Monday, August 3, 2009

Lead by example, not rhetoric

Bluffton Today

The Conservation Voters of South Carolina is a bipartisan advocacy organization that seeks to make old-fashioned conservation values a priority for elected officials in our state.

They help us, as elected officials, to understand the necessary connection between environmental issues and the overall productivity of our state’s economy. More importantly, they provide a mechanism of accountability that fosters coherence between our political statements and our votes on key issues.

This year, your representative has been named one of the Legislators of the Year by Conservation Voters of South Carolina. We will be recognized at the Green Tie Luncheon at the Grand Hall of Historic 701 Whaley in Columbia on September 16th. Essentially what this means is that what you read in this column about the connection between jobs and a green and clean environment is also the way I vote in the House of Representatives.

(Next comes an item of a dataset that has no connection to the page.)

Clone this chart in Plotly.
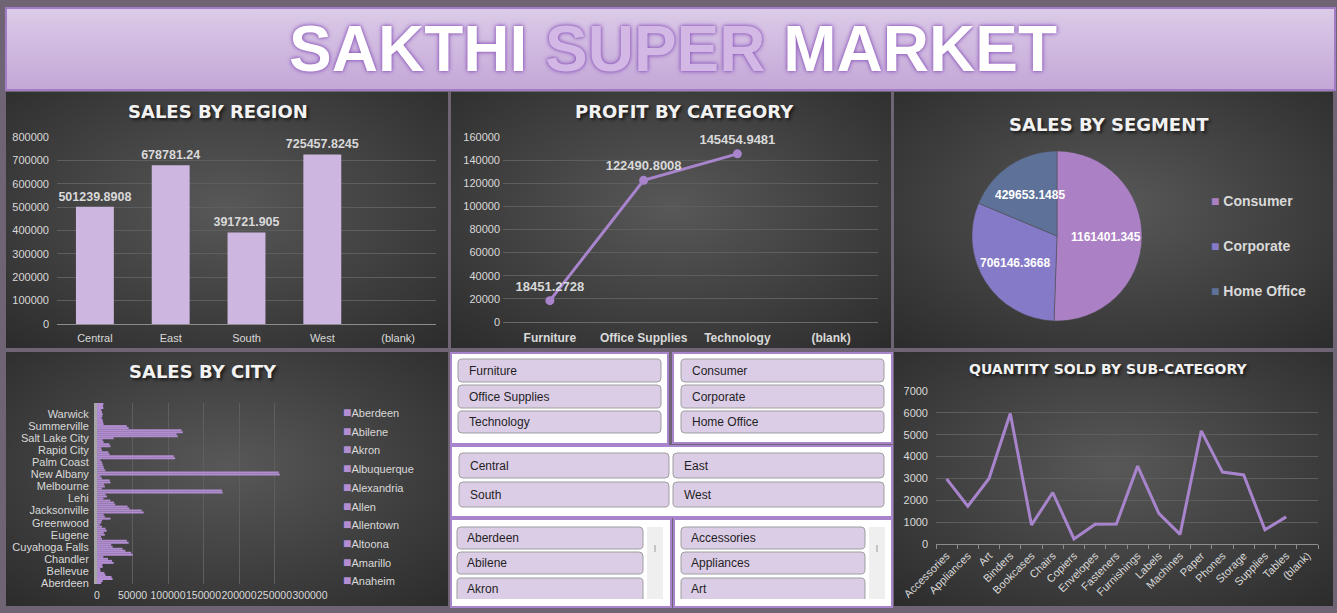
import base64
import math
import plotly.graph_objects as go

# ---- data ----
regions = ["Central", "East", "South", "West"]
region_sales = [501239.8908, 678781.24, 391721.905, 725457.8245]

categories = ["Furniture", "Office Supplies", "Technology"]
category_profit = [18451.2728, 122490.8008, 145454.9481]

segments = ["Consumer", "Corporate", "Home Office"]
segment_sales = [1161401.345, 706146.3668, 429653.1485]

sub_categories = ["Accessories", "Appliances", "Art", "Binders", "Bookcases", "Chairs",
                  "Copiers", "Envelopes", "Fasteners", "Furnishings", "Labels", "Machines",
                  "Paper", "Phones", "Storage", "Supplies", "Tables"]
sub_quantity = [2976, 1729, 3000, 5974, 868, 2356, 234, 906, 914, 3563, 1400, 440,
                5178, 3289, 3158, 647, 1241]

# sales by city, read bottom (Aberdeen) to top
city_sales = [6000, 8000, 22000, 20500, 12000, 10500, 5000, 4500, 8000, 7500,
              23500, 21000, 15500, 9000, 50300, 48000, 40000, 36000, 22000, 20000,
              44600, 42000, 7000, 5500, 11000, 9500, 13600, 12000, 7000, 4000,
              6000, 7000, 19000, 11000, 9500, 65800, 63000, 45600, 43000, 25800,
              24000, 18800, 9000, 14000, 12000, 177000, 176000, 7000, 11000, 10000,
              19000, 18000, 7000, 5000, 257500, 256000, 11750, 10000, 9000, 8000,
              7000, 5000, 110000, 108000, 17800, 16000, 7000, 6000, 19000, 17500,
              9400, 8000, 23500, 113700, 112000, 120800, 119000, 44600, 42000, 9400,
              8500, 8000, 6500, 7500, 8000, 7000, 6000, 9000, 8500, 9000]
city_tick_labels = ["Aberdeen", "Bellevue", "Chandler", "Cuyahoga Falls", "Eugene", "Greenwood",
                    "Jacksonville", "Lehi", "Melbourne", "New Albany", "Palm Coast", "Rapid City",
                    "Salt Lake City", "Summerville", "Warwick"]
city_legend = ["Aberdeen", "Abilene", "Akron", "Albuquerque", "Alexandria", "Allen",
               "Allentown", "Altoona", "Amarillo", "Anaheim"]

BLANK = "(blank)"

# ---- styling ----
W, H = 1337, 613
BG = "#6e6474"
TXT = "#d9d9d9"
GRID = "#5e5e5e"
PURPLE = "#a884cc"
FONT = "Liberation Sans, Arial, sans-serif"
TITLE_FONT = "DejaVu Sans, sans-serif"
seg_colors = ["#ab80c5", "#857ac8", "#5e7299"]
city_color = "#b28dd2"
PIE_CX, PIE_CY, PIE_R = 1057, 236, 85


def fx(px):
    return px / W


def fy(py):
    return 1 - py / H


def svg_uri(svg):
    return "data:image/svg+xml;base64," + base64.b64encode(svg.encode()).decode()


panel_svg = svg_uri(
    "<svg xmlns='http://www.w3.org/2000/svg' width='400' height='240' viewBox='0 0 400 240' "
    "preserveAspectRatio='none'><defs><radialGradient id='g' cx='0.5' cy='0.45' r='0.75'>"
    "<stop offset='0' stop-color='#585858'/><stop offset='1' stop-color='#2b2b2b'/>"
    "</radialGradient></defs><rect width='400' height='240' fill='url(#g)'/></svg>")
banner_svg = svg_uri(
    "<svg xmlns='http://www.w3.org/2000/svg' width='400' height='80' viewBox='0 0 400 80' "
    "preserveAspectRatio='none'><defs><linearGradient id='b' x1='0' y1='0' x2='0' y2='1'>"
    "<stop offset='0' stop-color='#dccbe8'/><stop offset='1' stop-color='#c3a7d7'/>"
    "</linearGradient></defs><rect width='400' height='80' fill='url(#b)'/></svg>")


def image(src, x0, y0, x1, y1):
    return dict(source=src, xref="paper", yref="paper", x=fx(x0), y=fy(y0),
                sizex=(x1 - x0) / W, sizey=(y1 - y0) / H, xanchor="left", yanchor="top",
                sizing="stretch", layer="below")


def rect(x0, y0, x1, y1, fill, line="rgba(0,0,0,0)", width=0):
    return dict(type="rect", xref="paper", yref="paper", x0=fx(x0), y0=fy(y0), x1=fx(x1),
                y1=fy(y1), fillcolor=fill, line=dict(color=line, width=width))


def button(x0, y0, x1, y1, r=4, cut=False):
    p = lambda x, y: f"{fx(x):.5f},{fy(y):.5f}"
    if cut:
        path = (f"M {p(x0, y1)} L {p(x0, y0 + r)} Q {p(x0, y0)} {p(x0 + r, y0)} "
                f"L {p(x1 - r, y0)} Q {p(x1, y0)} {p(x1, y0 + r)} L {p(x1, y1)}")
    else:
        path = (f"M {p(x0 + r, y0)} L {p(x1 - r, y0)} Q {p(x1, y0)} {p(x1, y0 + r)} "
                f"L {p(x1, y1 - r)} Q {p(x1, y1)} {p(x1 - r, y1)} L {p(x0 + r, y1)} "
                f"Q {p(x0, y1)} {p(x0, y1 - r)} L {p(x0, y0 + r)} Q {p(x0, y0)} {p(x0 + r, y0)} Z")
    return dict(type="path", xref="paper", yref="paper", path=path, fillcolor="#dccde7",
                line=dict(color="#9e9e9e", width=1))


def label(text, x, y, size=12, color="#1f1f1f", xanchor="left", **kw):
    return dict(text=text, x=fx(x), y=fy(y), xref="paper", yref="paper", showarrow=False,
                xanchor=xanchor, yanchor="middle", font=dict(family=FONT, size=size, color=color, **kw))


def panel_title(text, x, y, size=18):
    return dict(text=text, x=fx(x), y=fy(y), xref="paper", yref="paper", showarrow=False,
                xanchor="center", yanchor="middle",
                font=dict(family=TITLE_FONT, size=size, color="#f2f2f2", weight="bold",
                          shadow="2px 2px 3px #1a1a1a"))


fig = go.Figure()

# sales by region
fig.add_trace(go.Bar(
    x=regions + [BLANK], y=region_sales + [None], xaxis="x", yaxis="y", width=0.5,
    marker=dict(color="#cdb6df", line=dict(width=0)),
    text=[str(v) for v in region_sales] + [""], textposition="outside", cliponaxis=False,
    constraintext="none", textfont=dict(family=FONT, size=12.5, color=TXT, weight="bold"),
))

# profit by category
fig.add_trace(go.Scatter(
    x=categories + [BLANK], y=category_profit + [None], xaxis="x2", yaxis="y2",
    mode="lines+markers+text", line=dict(color=PURPLE, width=3), marker=dict(color=PURPLE, size=9),
    text=[str(v) for v in category_profit] + [""], textposition="top center", cliponaxis=False,
    textfont=dict(family=FONT, size=13, color=TXT, weight="bold"),
))

# sales by city
fig.add_trace(go.Bar(
    x=city_sales, y=list(range(len(city_sales))), orientation="h", xaxis="x3", yaxis="y3",
    width=1, marker=dict(color=city_color, line=dict(width=0)),
))

# quantity by sub-category
fig.add_trace(go.Scatter(
    x=sub_categories + [BLANK], y=sub_quantity + [None], xaxis="x4", yaxis="y4", mode="lines",
    line=dict(color=PURPLE, width=3),
))

# sales by segment
fig.add_trace(go.Pie(
    labels=segments, values=segment_sales, sort=False, direction="clockwise", rotation=0,
    domain=dict(x=[fx(PIE_CX - PIE_R), fx(PIE_CX + PIE_R)],
                y=[fy(PIE_CY + PIE_R), fy(PIE_CY - PIE_R)]),
    marker=dict(colors=seg_colors, line=dict(color="#4a4a4a", width=0.5)),
    textinfo="none",
))

tick = dict(family=FONT, size=11, color=TXT)
yax = dict(gridcolor=GRID, zeroline=False, showline=False, tickformat="d", tickfont=tick,
           ticks="", automargin=False)
cat_x = dict(type="category", showgrid=False, showline=True, linecolor="#8c8c8c",
             tickfont=tick, automargin=False)

fig.update_layout(
    width=W, height=H, margin=dict(l=0, r=0, t=0, b=0, pad=0, autoexpand=False),
    paper_bgcolor=BG, plot_bgcolor="rgba(0,0,0,0)", showlegend=False,
    font=dict(family=FONT, color=TXT),
    xaxis=dict(domain=[fx(57), fx(436)], anchor="y", range=[-0.5, len(regions) + 0.5],
               ticklabelstandoff=4, **cat_x),
    yaxis=dict(domain=[fy(324), fy(137)], anchor="x", range=[0, 800000], dtick=100000,
               ticklabelstandoff=7, **yax),
    xaxis2=dict(domain=[fx(503), fx(878)], anchor="y2", range=[-0.5, len(categories) + 0.5],
                ticklabelstandoff=5, **{**cat_x, "linecolor": "#6a6a6a",
                "tickfont": dict(family=FONT, size=12, color=TXT, weight="bold")}),
    yaxis2=dict(domain=[fy(322), fy(137)], anchor="x2", range=[0, 160000], dtick=20000,
                ticklabelstandoff=2, **yax),
    xaxis3=dict(domain=[fx(97), fx(310)], anchor="y3", range=[0, 300000], dtick=50000,
                gridcolor=GRID, zeroline=False, tickformat="d", tickangle=0, automargin=False,
                ticklabelstandoff=3, tickfont=dict(family=FONT, size=10.5, color=TXT)),
    yaxis3=dict(domain=[fy(584), fy(403)], anchor="x3", range=[-0.5, len(city_sales) - 0.5],
                tickvals=[i * 6 for i in range(len(city_tick_labels))], ticktext=city_tick_labels,
                showgrid=False, zeroline=False, showline=True, linewidth=3, linecolor="#a6a6a6",
                tickfont=tick, ticks="", automargin=False, ticklabelstandoff=3),
    xaxis4=dict(domain=[fx(936), fx(1318)], anchor="y4", range=[-0.5, len(sub_categories) + 0.5],
                tickangle=-45, ticks="outside", tickson="boundaries", ticklen=4,
                tickcolor="#8c8c8c", **cat_x),
    yaxis4=dict(domain=[fy(544), fy(391)], anchor="x4", range=[0, 7000], dtick=1000,
                ticklabelstandoff=7, **yax),
)

# backgrounds
panels = [(6, 92, 448, 348), (451, 92, 891, 348), (894, 92, 1333, 348),
          (6, 352, 448, 606), (894, 352, 1333, 606)]
images = [image(banner_svg, 6, 8, 1335, 90)] + [image(panel_svg, *p) for p in panels]

shapes = [rect(6, 8, 1335, 90, "rgba(0,0,0,0)", "#a27cc4", 2)]

# slicers
boxes = [(451, 353, 668, 444), (673, 353, 892, 443), (451, 446, 892, 517),
         (451, 519, 671, 607), (674, 519, 892, 607)]
for b in boxes:
    shapes.append(rect(*b, "white", PURPLE, 2))

annotations = []
rows = [(359, 382), (385, 408), (411, 433)]
for (lst, x0, x1) in [(categories, 458, 661), (segments, 681, 884)]:
    for name, (y0, y1) in zip(lst, rows):
        shapes.append(button(x0, y0, x1, y1))
        annotations.append(label(name, x0 + 9, (y0 + y1) / 2))

reg_cells = [(459, 453, 669, 478), (673, 453, 884, 478), (459, 482, 669, 507), (673, 482, 884, 507)]
for name, (x0, y0, x1, y1) in zip(regions, reg_cells):
    shapes.append(button(x0, y0, x1, y1))
    annotations.append(label(name, x0 + 9, (y0 + y1) / 2))

list_rows = [(527, 549), (552, 574), (578, 599)]
for (lst, x0, x1, sx) in [(city_legend, 457, 643, 647), (sub_categories, 681, 865, 869)]:
    for k, (name, (y0, y1)) in enumerate(zip(lst, list_rows)):
        shapes.append(button(x0, y0, x1, y1, cut=(k == 2)))
        annotations.append(label(name, x0 + 8, y0 + 11))
    shapes.append(rect(sx, 527, sx + 16, 599, "#efefef"))
    shapes.append(dict(type="line", xref="paper", yref="paper", x0=fx(sx + 8), x1=fx(sx + 8),
                       y0=fy(545), y1=fy(552), line=dict(color="#9a9a9a", width=1)))

# pie data labels at the middle of each slice
total = sum(segment_sales)
cum = 0
for v in segment_sales:
    mid = (cum + v / total / 2) * 2 * math.pi
    cum += v / total
    annotations.append(label(str(v), PIE_CX + 0.58 * PIE_R * math.sin(mid),
                             PIE_CY - 0.58 * PIE_R * math.cos(mid), size=12, color="white",
                             xanchor="center", weight="bold"))

# titles
annotations.append(dict(
    text="SAKTHI <span style='color:#d3b8e6'>SUPER</span> MARKET", x=fx(673), y=fy(49),
    xref="paper", yref="paper", showarrow=False, xanchor="center", yanchor="middle",
    font=dict(family=FONT, size=64, color="white", weight="bold",
              shadow="0px 0px 3px #8f5bbd, 0px 0px 5px #8f5bbd")))
annotations += [
    panel_title("SALES BY REGION", 218, 111),
    panel_title("PROFIT BY CATEGORY", 684, 111),
    panel_title("SALES BY SEGMENT", 1109, 124),
    panel_title("SALES BY CITY", 203, 371),
    panel_title("QUANTITY SOLD BY SUB-CATEGORY", 1108, 369, size=14),
]

# legends
for k, name in enumerate(segments):
    annotations.append(label(f"<span style='color:{seg_colors[k]}'>■</span> {name}",
                             1209, 201 + 45 * k, size=14, color=TXT, weight="bold"))
for k, name in enumerate(city_legend):
    annotations.append(label(f"<span style='color:{city_color};font-size:14px'>■</span>{name}",
                             341, 412 + 18.7 * k, size=11, color=TXT))

fig.update_layout(images=images, shapes=shapes, annotations=annotations)

fig.write_html("out.html", config={"displayModeBar": False},
               post_script="document.body.style.margin = '0px';")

It also means that what I hear from you about what you want for your county and your state is reflected in how I represent you. What you hear from me in Bluffton is what I vote for in Columbia.

The fact that I am a developer, and have been for over 20 years, makes this honor somewhat extraordinary. In the ideal world, developers should be the “greenest” folks in the country. As we see in Beaufort County, that is not always the case-- witness the runoff problems in Bluffton’s incomparable May River.

By contrast, in my latest project, the Calhoun Street Promenade, we far exceeded the Best Management Practices (BMPs) for stormwater by engineering a system to keep all our runoff on the property, as well as treating water flowing from the county recreation property to our north. In fact, one of the proposed solutions to the May River debacle is to require a version of what we did voluntarily six years ago. Friends, that is leading by example, not by rhetoric.

Last week, I had the pleasure of speaking with Bob Dixson’s Political Science class at Technical College of the Lowcountry (TCL) at the New River Campus. I hope they were half as impressed with me as I was with them. They were astute, informed, and were not shy about asking hard questions. If these young folks are examples of the kind of voters we are about to have, I promise you we will get a better, more effective class of elected officials in short order. Some of Professor Dixson’s students may well be those elected officials.

With the retirement of my friend Ann McNutt from TCL, they did an exhaustive, nationwide search for a new president. That new leader is Tom Leitzel, who, by all accounts, is doing an excellent job. David Carter is the vice-president for the New River Campus. He is not only engaging and personable, he runs a tight ship. Together, these fellows have managed to weather a challenging budget environment while still accomplishing their crucial mission.

You hear me talk about jobs all the time, and how important jobs are, and how we must have good jobs to have a stable and prosperous community. The mission of TCL is to prepare motivated students for those good jobs, whatever they might be. My conversations at TCL were all the more impressive because they see their mission as not simply job training, but preparation for careers and productive citizenship.

TCL, and all of Beaufort County education, has a friend in the House of Representatives.